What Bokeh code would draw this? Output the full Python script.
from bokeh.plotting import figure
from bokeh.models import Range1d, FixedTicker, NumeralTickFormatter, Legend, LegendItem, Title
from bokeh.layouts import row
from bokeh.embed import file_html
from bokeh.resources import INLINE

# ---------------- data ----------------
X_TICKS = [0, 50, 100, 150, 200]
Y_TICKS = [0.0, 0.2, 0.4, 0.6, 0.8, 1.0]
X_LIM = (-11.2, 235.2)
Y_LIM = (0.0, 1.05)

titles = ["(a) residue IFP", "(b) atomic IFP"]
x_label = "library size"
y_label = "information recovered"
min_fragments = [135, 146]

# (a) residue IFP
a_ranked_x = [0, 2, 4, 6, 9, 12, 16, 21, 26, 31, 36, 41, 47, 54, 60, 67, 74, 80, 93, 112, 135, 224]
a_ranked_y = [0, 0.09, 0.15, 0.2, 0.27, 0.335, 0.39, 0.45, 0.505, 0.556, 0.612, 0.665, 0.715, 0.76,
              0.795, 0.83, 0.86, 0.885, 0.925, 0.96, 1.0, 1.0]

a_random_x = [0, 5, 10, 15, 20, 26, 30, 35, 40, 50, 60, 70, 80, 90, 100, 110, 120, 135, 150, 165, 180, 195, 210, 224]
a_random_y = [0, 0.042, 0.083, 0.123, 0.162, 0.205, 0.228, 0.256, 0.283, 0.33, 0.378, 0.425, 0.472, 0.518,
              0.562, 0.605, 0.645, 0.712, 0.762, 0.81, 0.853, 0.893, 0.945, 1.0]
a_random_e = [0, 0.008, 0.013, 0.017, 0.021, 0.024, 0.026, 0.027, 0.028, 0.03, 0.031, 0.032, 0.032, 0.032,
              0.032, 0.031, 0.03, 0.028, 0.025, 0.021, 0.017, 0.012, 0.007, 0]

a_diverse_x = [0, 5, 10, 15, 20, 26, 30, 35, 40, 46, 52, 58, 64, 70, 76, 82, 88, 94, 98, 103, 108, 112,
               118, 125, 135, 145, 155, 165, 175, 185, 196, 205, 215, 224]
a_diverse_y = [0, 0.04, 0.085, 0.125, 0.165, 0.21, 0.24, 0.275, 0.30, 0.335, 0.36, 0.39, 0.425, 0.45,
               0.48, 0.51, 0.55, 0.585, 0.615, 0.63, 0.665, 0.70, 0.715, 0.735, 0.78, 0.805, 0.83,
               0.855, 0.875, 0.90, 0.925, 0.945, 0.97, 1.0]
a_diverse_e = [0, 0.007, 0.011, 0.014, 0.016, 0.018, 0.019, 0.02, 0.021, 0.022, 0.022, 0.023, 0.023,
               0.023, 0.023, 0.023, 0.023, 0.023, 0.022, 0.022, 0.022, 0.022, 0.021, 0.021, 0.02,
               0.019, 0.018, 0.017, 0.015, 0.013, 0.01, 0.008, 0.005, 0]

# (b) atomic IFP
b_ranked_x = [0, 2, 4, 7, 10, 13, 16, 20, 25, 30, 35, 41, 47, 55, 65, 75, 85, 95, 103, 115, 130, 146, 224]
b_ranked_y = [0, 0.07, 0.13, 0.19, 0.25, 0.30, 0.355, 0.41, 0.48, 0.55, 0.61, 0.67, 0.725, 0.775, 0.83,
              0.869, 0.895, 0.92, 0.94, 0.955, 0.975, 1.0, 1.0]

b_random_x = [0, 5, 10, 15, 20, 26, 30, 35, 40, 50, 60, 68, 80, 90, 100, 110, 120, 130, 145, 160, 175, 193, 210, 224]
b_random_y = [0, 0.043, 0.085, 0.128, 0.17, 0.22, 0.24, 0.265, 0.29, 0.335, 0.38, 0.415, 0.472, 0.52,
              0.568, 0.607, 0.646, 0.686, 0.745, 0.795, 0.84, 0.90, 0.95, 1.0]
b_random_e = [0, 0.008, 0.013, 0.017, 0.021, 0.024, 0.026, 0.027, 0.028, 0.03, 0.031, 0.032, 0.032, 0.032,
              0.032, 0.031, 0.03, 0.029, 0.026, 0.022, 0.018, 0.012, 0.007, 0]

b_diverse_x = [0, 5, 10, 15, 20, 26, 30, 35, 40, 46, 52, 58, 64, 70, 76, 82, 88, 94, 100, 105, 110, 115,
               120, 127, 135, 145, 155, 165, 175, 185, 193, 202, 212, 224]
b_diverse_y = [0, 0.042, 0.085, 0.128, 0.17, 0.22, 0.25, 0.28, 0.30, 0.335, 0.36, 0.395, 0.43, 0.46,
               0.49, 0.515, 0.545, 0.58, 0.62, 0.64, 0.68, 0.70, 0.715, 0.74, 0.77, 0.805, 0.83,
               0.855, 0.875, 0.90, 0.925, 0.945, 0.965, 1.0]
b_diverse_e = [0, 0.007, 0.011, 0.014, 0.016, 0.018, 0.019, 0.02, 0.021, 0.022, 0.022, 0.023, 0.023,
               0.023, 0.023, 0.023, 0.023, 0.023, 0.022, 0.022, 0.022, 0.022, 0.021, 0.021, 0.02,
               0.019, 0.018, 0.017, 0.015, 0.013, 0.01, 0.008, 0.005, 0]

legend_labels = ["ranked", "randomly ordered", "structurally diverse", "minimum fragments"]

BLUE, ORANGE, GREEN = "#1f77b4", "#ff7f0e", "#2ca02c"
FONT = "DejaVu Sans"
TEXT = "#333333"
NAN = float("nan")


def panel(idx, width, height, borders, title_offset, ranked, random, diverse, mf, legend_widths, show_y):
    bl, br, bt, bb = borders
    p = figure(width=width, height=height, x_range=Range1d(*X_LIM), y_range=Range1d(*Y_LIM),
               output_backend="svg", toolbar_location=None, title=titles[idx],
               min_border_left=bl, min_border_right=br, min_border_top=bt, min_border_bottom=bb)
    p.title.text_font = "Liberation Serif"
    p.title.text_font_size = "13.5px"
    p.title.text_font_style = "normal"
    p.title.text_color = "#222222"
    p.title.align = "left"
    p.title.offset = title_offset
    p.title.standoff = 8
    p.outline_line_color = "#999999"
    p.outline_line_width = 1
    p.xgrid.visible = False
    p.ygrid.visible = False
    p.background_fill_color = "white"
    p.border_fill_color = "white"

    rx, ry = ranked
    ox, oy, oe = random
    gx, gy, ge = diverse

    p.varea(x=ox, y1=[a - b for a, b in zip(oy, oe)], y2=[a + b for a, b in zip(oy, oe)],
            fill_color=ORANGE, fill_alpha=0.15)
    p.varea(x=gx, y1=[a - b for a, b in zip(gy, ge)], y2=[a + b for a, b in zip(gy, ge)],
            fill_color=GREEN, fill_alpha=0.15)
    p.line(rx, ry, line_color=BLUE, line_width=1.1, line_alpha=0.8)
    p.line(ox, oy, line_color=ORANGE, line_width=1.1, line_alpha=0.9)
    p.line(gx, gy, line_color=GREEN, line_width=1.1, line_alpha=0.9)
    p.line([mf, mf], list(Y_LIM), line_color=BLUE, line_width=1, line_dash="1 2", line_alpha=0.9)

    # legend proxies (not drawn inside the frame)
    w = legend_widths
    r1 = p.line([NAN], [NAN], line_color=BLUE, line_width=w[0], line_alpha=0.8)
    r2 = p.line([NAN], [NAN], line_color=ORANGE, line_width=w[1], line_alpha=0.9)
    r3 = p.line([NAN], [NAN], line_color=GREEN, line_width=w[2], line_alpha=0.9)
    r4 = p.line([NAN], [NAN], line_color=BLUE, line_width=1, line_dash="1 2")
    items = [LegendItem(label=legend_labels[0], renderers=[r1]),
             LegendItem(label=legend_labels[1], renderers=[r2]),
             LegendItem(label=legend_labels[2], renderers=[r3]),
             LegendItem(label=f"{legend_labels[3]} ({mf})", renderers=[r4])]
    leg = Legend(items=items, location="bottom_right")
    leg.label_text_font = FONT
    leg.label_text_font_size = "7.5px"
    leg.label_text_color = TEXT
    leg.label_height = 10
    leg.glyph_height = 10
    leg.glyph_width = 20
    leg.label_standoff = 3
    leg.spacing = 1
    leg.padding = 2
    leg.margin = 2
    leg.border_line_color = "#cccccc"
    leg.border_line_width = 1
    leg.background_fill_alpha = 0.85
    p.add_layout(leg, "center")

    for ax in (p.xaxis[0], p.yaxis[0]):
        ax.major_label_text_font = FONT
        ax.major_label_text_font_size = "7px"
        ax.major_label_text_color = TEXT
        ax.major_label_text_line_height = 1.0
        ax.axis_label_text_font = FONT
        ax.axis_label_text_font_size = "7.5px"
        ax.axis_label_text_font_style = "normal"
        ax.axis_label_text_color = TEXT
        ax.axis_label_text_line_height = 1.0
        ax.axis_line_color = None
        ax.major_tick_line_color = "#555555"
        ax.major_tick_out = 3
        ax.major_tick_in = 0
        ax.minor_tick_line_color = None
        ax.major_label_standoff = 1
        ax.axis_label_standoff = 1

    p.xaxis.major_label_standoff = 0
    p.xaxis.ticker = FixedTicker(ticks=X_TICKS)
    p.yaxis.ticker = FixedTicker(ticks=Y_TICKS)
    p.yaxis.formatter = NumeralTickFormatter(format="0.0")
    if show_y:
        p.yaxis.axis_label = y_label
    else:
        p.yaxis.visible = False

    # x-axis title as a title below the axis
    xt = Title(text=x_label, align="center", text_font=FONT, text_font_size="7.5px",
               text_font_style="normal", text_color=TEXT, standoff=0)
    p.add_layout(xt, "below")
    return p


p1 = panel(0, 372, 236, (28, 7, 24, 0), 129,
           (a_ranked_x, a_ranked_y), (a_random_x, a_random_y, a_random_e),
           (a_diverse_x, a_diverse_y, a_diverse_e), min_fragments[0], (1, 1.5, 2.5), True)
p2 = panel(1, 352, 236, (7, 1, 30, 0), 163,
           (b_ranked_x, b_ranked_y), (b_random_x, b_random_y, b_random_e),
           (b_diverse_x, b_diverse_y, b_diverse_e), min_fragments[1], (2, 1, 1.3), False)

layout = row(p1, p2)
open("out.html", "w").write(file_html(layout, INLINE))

---*---

Reproduce verbatim only this range: the first line of the material through the line that contains "0.795, 0.83, 0.86, 0.885, 0.925, 0.96, 1.0, 1.0]", inclusive.

● **FULL RESPONSE**:
What Bokeh code would draw this? Output the full Python script.
from bokeh.plotting import figure
from bokeh.models import Range1d, FixedTicker, NumeralTickFormatter, Legend, LegendItem, Title
from bokeh.layouts import row
from bokeh.embed import file_html
from bokeh.resources import INLINE

# ---------------- data ----------------
X_TICKS = [0, 50, 100, 150, 200]
Y_TICKS = [0.0, 0.2, 0.4, 0.6, 0.8, 1.0]
X_LIM = (-11.2, 235.2)
Y_LIM = (0.0, 1.05)

titles = ["(a) residue IFP", "(b) atomic IFP"]
x_label = "library size"
y_label = "information recovered"
min_fragments = [135, 146]

# (a) residue IFP
a_ranked_x = [0, 2, 4, 6, 9, 12, 16, 21, 26, 31, 36, 41, 47, 54, 60, 67, 74, 80, 93, 112, 135, 224]
a_ranked_y = [0, 0.09, 0.15, 0.2, 0.27, 0.335, 0.39, 0.45, 0.505, 0.556, 0.612, 0.665, 0.715, 0.76,
              0.795, 0.83, 0.86, 0.885, 0.925, 0.96, 1.0, 1.0]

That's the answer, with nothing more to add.